BOSTON (WHDH) - After a busy weekend on the campaign trail, the top five candidates in Boston’s mayoral election spoke at a Labor Day rally at the Copley Marriott Hotel Monday as early voting takes place in the preliminary election this week.

A 7News/Emerson College poll at the end of August showed City Councilor Michelle Wu leading the field at 24 percent, followed by fellow City Councilor Annissa Essaibi-George at 18 percent, Acting Mayor Kim Janey at 16 percent and City Councilor Andrea Campbell at 14 percent, with 25 percent of likely voters still undecided.

Early voting runs through Friday, with the preliminary election on Tuesday, Sept. 14. At Monday’s rally, candidates discussed labor issues facing the city.

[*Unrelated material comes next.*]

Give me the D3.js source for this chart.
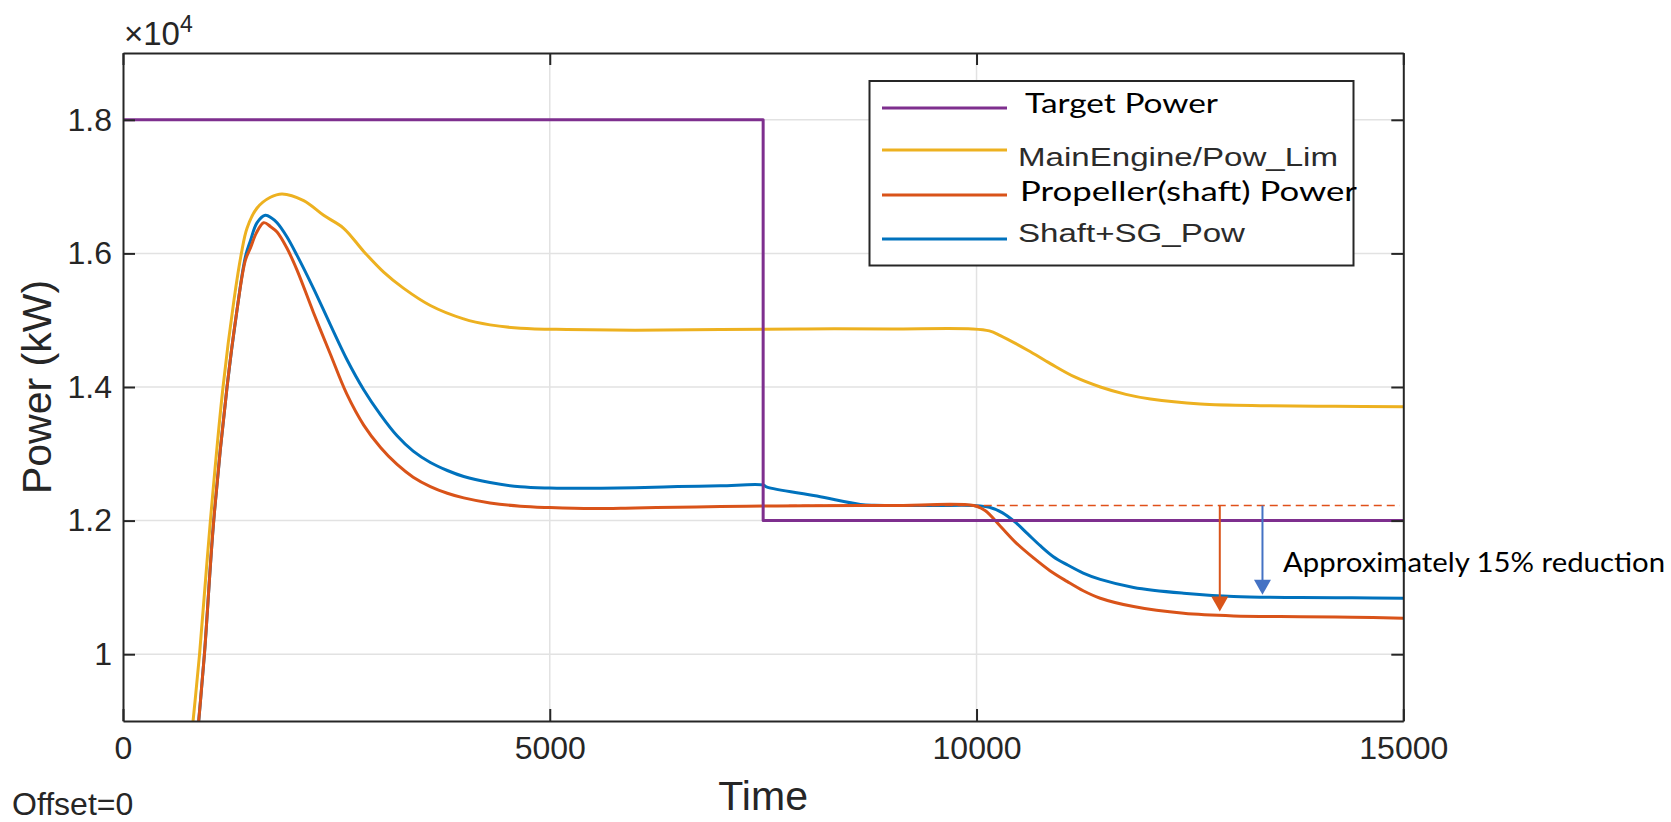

“We are at a crossroads, we cannot go back,” Janey said. “We have to go better, people. and we do that by standing together and by fighting for the workers who have always stood for us.”

“In Boston, we fight every day for those rights. we stand every day with our workers,” Wu said. “I’m proud to be running for mayor to lift up a vision of our city for every walk of opportunity.”

“I refuse to accept that in the city of Boston, we cannot provide every single worker with what they would need. Not only dignity and respect, but jobs, a living wage,” Campbell said.

“It is important that we see all of our workers and all of our families. Unions have been important during covid to make sure that our workers get the protections they need,” said candidate John Barros.

“We fight to recalibrate our economy, to prioritize the worker, our hard-working families, to lift up and protect you that are fighting on the front line of this pandemic,” Essaibi-George said.